Problem requirements
Retype word for word the first line of the listing and each line after it up to the line with "76.0, 83.5, 90.0];", with the pictures taken out.

Data
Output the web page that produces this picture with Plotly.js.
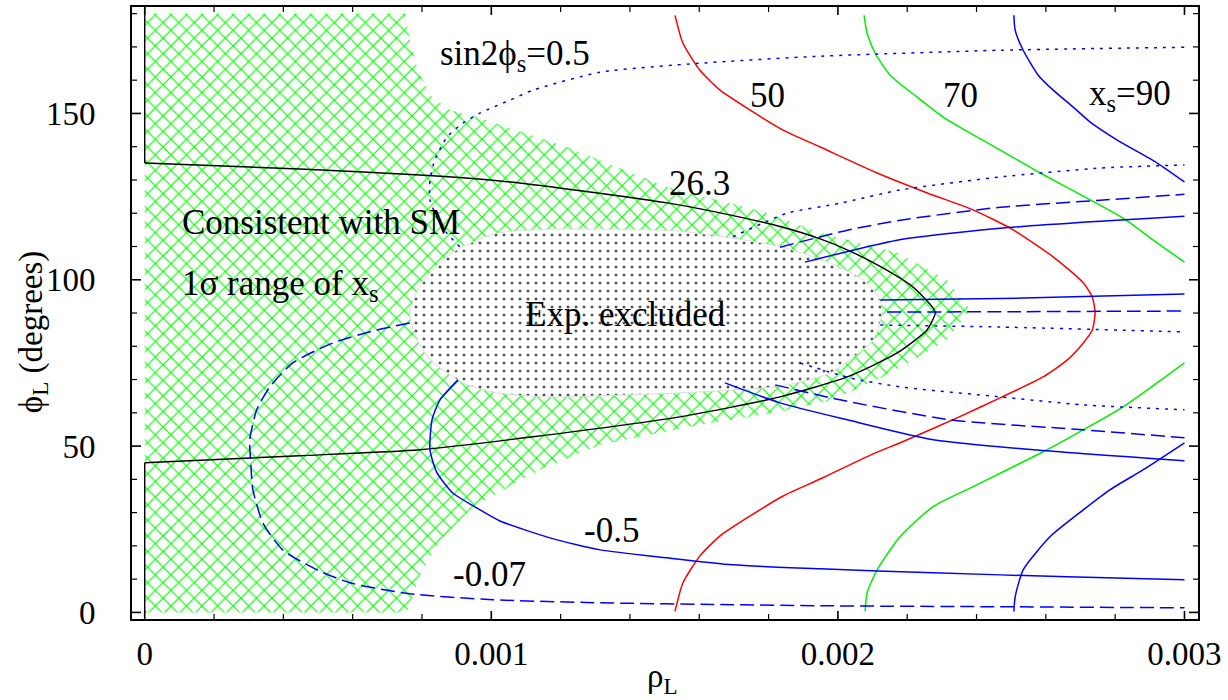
<!DOCTYPE html>
<html>
<head>
<meta charset="utf-8">
<script src="https://cdn.plot.ly/plotly-3.0.1.min.js"></script>
<style>html,body{margin:0;padding:0;background:#fff;}#plot{width:1228px;height:700px;}</style>
</head>
<body>
<div id="plot"></div>
<script>
// ---------- data (rho_L, phi_L in degrees) ----------
// region consistent with SM (1 sigma range of x_s)
const smRegionX = [0, 0, 0.000751, 0.000765, 0.000788, 0.000823, 0.000880, 0.000958, 0.001218, 0.001507, 0.001796, 0.001949, 0.002171, 0.002315, 0.002382, 0.002315, 0.002142, 0.001986, 0.001833, 0.001602, 0.001314, 0.001140, 0.000947, 0.000852, 0.000794, 0.000756, 0];
const smRegionY = [0, 180, 180, 172.0, 163.0, 155.5, 151.0, 148.9, 139.9, 127.9, 120.1, 114.1, 108.1, 100.0, 91.0, 81.9, 71.4, 63.9, 60.3, 56.4, 50.4, 42.9, 31.7, 21.8, 11.3, 0, 0];

// experimentally excluded region
const exclX = [0.000765, 0.000788, 0.000823, 0.000866, 0.000918, 0.001016, 0.001160, 0.001544, 0.001833, 0.001978, 0.002073, 0.002122, 0.002128, 0.002102, 0.001978, 0.001833, 0.001544, 0.001160, 0.001016, 0.000918, 0.000823, 0.000779, 0.000765];
const exclY = [90.0, 97.0, 102.0, 106.5, 110.0, 114.0, 115.2, 114.6, 110.0, 105.0, 100.0, 94.0, 90.0, 82.0, 72.0, 68.0, 66.0, 64.8, 66.0, 69.0, 76.0, 83.5, 90.0];

// Delta M contour 26.3 (black)
const c263X = [0, 0.000447, 0.000794, 0.001025, 0.001218, 0.001507, 0.001660, 0.001833, 0.001949, 0.002027, 0.002122, 0.002217, 0.002275, 0.002281, 0.002257, 0.002171, 0.002027, 0.001833, 0.001544, 0.001120, 0.000794, 0.000447, 0];
const c263Y = [135.1, 133.3, 131.5, 129.7, 127.3, 123.1, 120.1, 116.0, 112.3, 109.0, 104.0, 97.8, 91.5, 90.0, 84.9, 78.0, 70.8, 64.8, 58.8, 52.8, 48.9, 47.1, 45.0];
const c263TopX = [0, 0];
const c263TopY = [135.1, 182];
const c263BotX = [0, 0];
const c263BotY = [0, 45.0];

// x_s = 50 (red)
const xs50X = [0.001530, 0.001553, 0.001602, 0.001660, 0.001747, 0.001842, 0.001949, 0.002113, 0.002258, 0.002390, 0.002506, 0.002621, 0.002708, 0.002734, 0.002742, 0.002734, 0.002708, 0.002662, 0.002592, 0.002468, 0.002344, 0.002180, 0.002100, 0.001949, 0.001842, 0.001747, 0.001660, 0.001602, 0.001553, 0.001530];
const xs50Y = [179.5, 171.1, 163.0, 157.0, 151.0, 145.0, 139.9, 132.1, 126.1, 121.0, 115.0, 106.9, 99.1, 94.8, 90.0, 84.9, 81.0, 75.9, 70.8, 64.5, 58.5, 51.0, 47.6, 40.1, 35.0, 29.0, 23.0, 17.0, 8.9, 0.3];

// x_s = 70 (green), upper and lower branch
const xs70UpX = [0.0020756, 0.0020843, 0.0021074, 0.0021507, 0.0022286, 0.0023037, 0.0023816, 0.0024683, 0.0025837, 0.0027281, 0.0028233, 0.0029099, 0.0030];
const xs70UpY = [179.5, 174.1, 168.1, 161.5, 154.9, 148.9, 144.1, 139.0, 132.1, 124.0, 118.5, 111.9, 105.3];
const xs70LoX = [0.0020785, 0.0020843, 0.0021132, 0.0021796, 0.0022748, 0.0023903, 0.0025924, 0.0027079, 0.0028233, 0.0030];
const xs70LoY = [0.3, 5.9, 12.8, 22.8, 31.8, 37.8, 48.3, 54.9, 61.8, 75.0];

// x_s = 90 (blue), upper and lower branch
const xs90UpX = [0.0025078, 0.0025115, 0.0025346, 0.0025779, 0.0026212, 0.0026790, 0.0027281, 0.0028060, 0.0029215, 0.0030];
const xs90UpY = [179.5, 175.0, 169.0, 161.5, 157.0, 151.9, 147.4, 142.0, 135.1, 129.4];
const xs90LoX = [0.0025078, 0.0025115, 0.0025346, 0.0026126, 0.0027079, 0.0027858, 0.0028811, 0.0030];
const xs90LoY = [0.3, 4.7, 12.8, 22.8, 30.8, 36.9, 42.9, 51.0];

// sin2phi_s = 0.5 (dotted)
const s05aX = [0.000909, 0.000872, 0.000843, 0.000823, 0.000823, 0.000837, 0.000872, 0.000918, 0.000967, 0.001054, 0.001120, 0.001314, 0.001602, 0.001949, 0.002468, 0.0030];
const s05aY = [109.9, 114.0, 118.9, 124.0, 130.0, 136.0, 142.9, 147.1, 150.1, 154.0, 157.0, 162.4, 165.1, 167.2, 169.0, 169.9];
const s05bX = [0.001697, 0.001853, 0.002006, 0.002180, 0.002468, 0.002757, 0.0030];
const s05bY = [112.9, 120.0, 123.0, 127.0, 130.9, 133.6, 134.5];
const s05cX = [0.002122, 0.002468, 0.0030];
const s05cY = [86.4, 85.8, 84.3];
const s05dX = [0.001891, 0.002035, 0.002180, 0.002468, 0.002708, 0.0030];
const s05dY = [75.0, 70.5, 67.8, 64.8, 62.4, 60.9];

// sin2phi_s = -0.07 (dashed)
const s007aX = [0.000765, 0.000670, 0.000543, 0.000427, 0.000361, 0.000323, 0.000303, 0.000306, 0.000312, 0.000341, 0.000398, 0.000497, 0.000592, 0.000765, 0.001005, 0.001314, 0.001697, 0.001949, 0.002468, 0.0030];
const s007aY = [87.0, 84.9, 81.0, 75.0, 67.8, 60.9, 51.8, 44.9, 36.9, 26.9, 18.8, 12.8, 8.9, 5.6, 3.8, 2.9, 2.3, 2.0, 1.7, 1.4];
const s007bX = [0.001833, 0.002027, 0.002180, 0.002468, 0.002757, 0.0030];
const s007bY = [109.8, 114.9, 117.9, 121.8, 123.9, 125.7];
const s007cX = [0.002142, 0.002500, 0.0030];
const s007cY = [90.3, 90.4, 90.6];
const s007dX = [0.001819, 0.002006, 0.002324, 0.002708, 0.0030];
const s007dY = [68.4, 63.9, 57.9, 54.9, 52.5];

// sin2phi_s = -0.5 (solid blue)
const s050aX = [0.000904, 0.000852, 0.000829, 0.000823, 0.000843, 0.000889, 0.000958, 0.001025, 0.001169, 0.001314, 0.001507, 0.001697, 0.001949, 0.002275, 0.002662, 0.0030];
const s050aY = [69.9, 63.9, 57.9, 48.9, 42.0, 35.9, 31.4, 27.5, 22.4, 18.8, 16.4, 14.3, 13.1, 11.9, 10.7, 9.8];
const s050bX = [0.001905, 0.002171, 0.002468, 0.002757, 0.0030];
const s050bY = [105.3, 111.9, 115.5, 117.6, 119.1];
const s050cX = [0.002122, 0.002535, 0.0030];
const s050cY = [93.9, 94.5, 95.7];
const s050dX = [0.001674, 0.001833, 0.002027, 0.002275, 0.002564, 0.0030];
const s050dY = [69.0, 63.0, 57.9, 51.9, 48.9, 45.6];

// labels
const labelText = ['sin2ϕ<sub>s</sub>=0.5', '50', '70', 'x<sub>s</sub>=90', '26.3', 'Consistent with SM', '1σ range of x<sub>s</sub>', 'Exp. excluded', '-0.5', '-0.07'];
const labelX = [0.001068, 0.001796, 0.002353, 0.002844, 0.001602, 0.000101, 0.000101, 0.001386, 0.001348, 0.000996];
const labelY = [167.5, 155.5, 155.5, 155.5, 129.0, 117.3, 98.4, 89.5, 24.7, 11.3];
const xTickVals = [0, 0.001, 0.002, 0.003];
const xTickText = ['0', '0.001', '0.002', '0.003'];
const yTickVals = [0, 50, 100, 150];
const xMinorStep = 0.0002, xMinorCount = 15;
const yMinorStep = 10, yMinorCount = 18;

// ---------- drawing ----------
const FONT = '"Liberation Serif", "Times New Roman", Times, serif';
const BLUE = '#0000ff';
const dotted = '3px,6px';
const dashed = '14px,6px';
const W = 1228, H = 700, M = {l: 132, r: 30, t: 7, b: 81};
const xRange = [-0.0000367, 0.003039];
const yRange = [-1.98, 182];
const dxPerPx = (xRange[1] - xRange[0]) / (W - M.l - M.r);
const dyPerPx = (yRange[1] - yRange[0]) / (H - M.t - M.b);

function ln(x, y, color, dash, w) {
  return {x: x, y: y, type: 'scatter', mode: 'lines', hoverinfo: 'skip', showlegend: false,
          line: {color: color, width: w || 1.5, dash: dash || 'solid', shape: 'spline', smoothing: 0.6}};
}

// inside tick marks on all four sides, built from tick values and axis scale
const tkX = [], tkY = [], tmX = [], tmY = [];
function addX(v, len, ax, ay) {
  ax.push(v, v, null, v, v, null);
  ay.push(yRange[0], yRange[0] + len * dyPerPx, null, yRange[1], yRange[1] - len * dyPerPx, null);
}
function addY(v, len, ax, ay) {
  ay.push(v, v, null, v, v, null);
  ax.push(xRange[0], xRange[0] + len * dxPerPx, null, xRange[1], xRange[1] - len * dxPerPx, null);
}
for (let i = 0; i <= xMinorCount; i++) {
  const v = +(i * xMinorStep).toFixed(6);
  if (xTickVals.some(t => Math.abs(t - v) < 1e-9)) addX(v, 8, tkX, tkY); else addX(v, 5, tmX, tmY);
}
for (let i = 0; i <= yMinorCount; i++) {
  const v = i * yMinorStep;
  if (yTickVals.indexOf(v) >= 0) addY(v, 9, tkX, tkY); else addY(v, 5, tmX, tmY);
}

const traces = [
  {x: smRegionX, y: smRegionY, type: 'scatter', mode: 'lines', fill: 'toself', showlegend: false, hoverinfo: 'skip',
   line: {width: 0, color: 'rgba(0,0,0,0)'}, fillcolor: 'rgba(0,0,0,0)',
   fillpattern: {shape: 'x', fgcolor: '#00ff00', bgcolor: 'white', size: 11, solidity: 0.2}},
  {x: exclX, y: exclY, type: 'scatter', mode: 'lines', fill: 'toself', showlegend: false, hoverinfo: 'skip',
   line: {width: 1, color: '#dddddd', shape: 'spline', smoothing: 0.6}, fillcolor: 'rgba(0,0,0,0)',
   fillpattern: {shape: '.', fgcolor: '#505050', bgcolor: 'white', size: 8, solidity: 0.11}},
  ln(c263X, c263Y, 'black', 'solid', 1.4),
  ln(c263TopX, c263TopY, 'black', 'solid', 1.4),
  ln(c263BotX, c263BotY, 'black', 'solid', 1.4),
  ln(xs50X, xs50Y, '#ff0000'),
  ln(xs70UpX, xs70UpY, '#00ee00'),
  ln(xs70LoX, xs70LoY, '#00ee00'),
  ln(xs90UpX, xs90UpY, BLUE),
  ln(xs90LoX, xs90LoY, BLUE),
  ln(s05aX, s05aY, BLUE, dotted),
  ln(s05bX, s05bY, BLUE, dotted),
  ln(s05cX, s05cY, BLUE, dotted),
  ln(s05dX, s05dY, BLUE, dotted),
  ln(s007aX, s007aY, BLUE, dashed),
  ln(s007bX, s007bY, BLUE, dashed),
  ln(s007cX, s007cY, BLUE, dashed),
  ln(s007dX, s007dY, BLUE, dashed),
  ln(s050aX, s050aY, BLUE),
  ln(s050bX, s050bY, BLUE),
  ln(s050cX, s050cY, BLUE),
  ln(s050dX, s050dY, BLUE),
  {x: tkX, y: tkY, type: 'scatter', mode: 'lines', hoverinfo: 'skip', showlegend: false, connectgaps: false,
   line: {color: 'black', width: 1.6}},
  {x: tmX, y: tmY, type: 'scatter', mode: 'lines', hoverinfo: 'skip', showlegend: false, connectgaps: false,
   line: {color: 'black', width: 1.2}}
];

const annotations = labelText.map((t, i) => ({
  x: labelX[i], y: labelY[i], xref: 'x', yref: 'y', text: t, showarrow: false,
  xanchor: (i === 5 || i === 6) ? 'left' : 'center', yanchor: 'middle',
  font: {family: FONT, size: 35, color: 'black'}
}));
annotations.push({x: 0.498, y: -0.097, xref: 'paper', yref: 'paper', text: 'ρ<sub>L</sub>', showarrow: false,
  xanchor: 'center', yanchor: 'middle', font: {family: FONT, size: 33, color: 'black'}});
annotations.push({x: -0.093, y: 0.47, xref: 'paper', yref: 'paper', text: 'ϕ<sub>L</sub> (degrees)', showarrow: false,
  textangle: -90, xanchor: 'center', yanchor: 'middle', font: {family: FONT, size: 33, color: 'black'}});

const layout = {
  width: W, height: H,
  margin: M,
  paper_bgcolor: 'white', plot_bgcolor: 'white',
  showlegend: false,
  font: {family: FONT, size: 33, color: 'black'},
  xaxis: {
    range: xRange, tickmode: 'array', tickvals: xTickVals, ticktext: xTickText,
    ticks: '', showline: true, linecolor: 'black', linewidth: 2, mirror: true,
    showgrid: false, zeroline: false, ticklabelstandoff: 4,
    tickfont: {family: FONT, size: 33, color: 'black'}
  },
  yaxis: {
    range: yRange, tickmode: 'array', tickvals: yTickVals,
    ticks: '', showline: true, linecolor: 'black', linewidth: 2, mirror: true,
    showgrid: false, zeroline: false, ticklabelstandoff: 28,
    tickfont: {family: FONT, size: 33, color: 'black'}
  },
  annotations: annotations
};

Plotly.newPlot('plot', traces, layout, {staticPlot: true, displayModeBar: false});
</script>
</body>
</html>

Answer for the task
Output the web page that produces this picture with Plotly.js.
<!DOCTYPE html>
<html>
<head>
<meta charset="utf-8">
<script src="https://cdn.plot.ly/plotly-3.0.1.min.js"></script>
<style>html,body{margin:0;padding:0;background:#fff;}#plot{width:1228px;height:700px;}</style>
</head>
<body>
<div id="plot"></div>
<script>
// ---------- data (rho_L, phi_L in degrees) ----------
// region consistent with SM (1 sigma range of x_s)
const smRegionX = [0, 0, 0.000751, 0.000765, 0.000788, 0.000823, 0.000880, 0.000958, 0.001218, 0.001507, 0.001796, 0.001949, 0.002171, 0.002315, 0.002382, 0.002315, 0.002142, 0.001986, 0.001833, 0.001602, 0.001314, 0.001140, 0.000947, 0.000852, 0.000794, 0.000756, 0];
const smRegionY = [0, 180, 180, 172.0, 163.0, 155.5, 151.0, 148.9, 139.9, 127.9, 120.1, 114.1, 108.1, 100.0, 91.0, 81.9, 71.4, 63.9, 60.3, 56.4, 50.4, 42.9, 31.7, 21.8, 11.3, 0, 0];

// experimentally excluded region
const exclX = [0.000765, 0.000788, 0.000823, 0.000866, 0.000918, 0.001016, 0.001160, 0.001544, 0.001833, 0.001978, 0.002073, 0.002122, 0.002128, 0.002102, 0.001978, 0.001833, 0.001544, 0.001160, 0.001016, 0.000918, 0.000823, 0.000779, 0.000765];
const exclY = [90.0, 97.0, 102.0, 106.5, 110.0, 114.0, 115.2, 114.6, 110.0, 105.0, 100.0, 94.0, 90.0, 82.0, 72.0, 68.0, 66.0, 64.8, 66.0, 69.0, 76.0, 83.5, 90.0];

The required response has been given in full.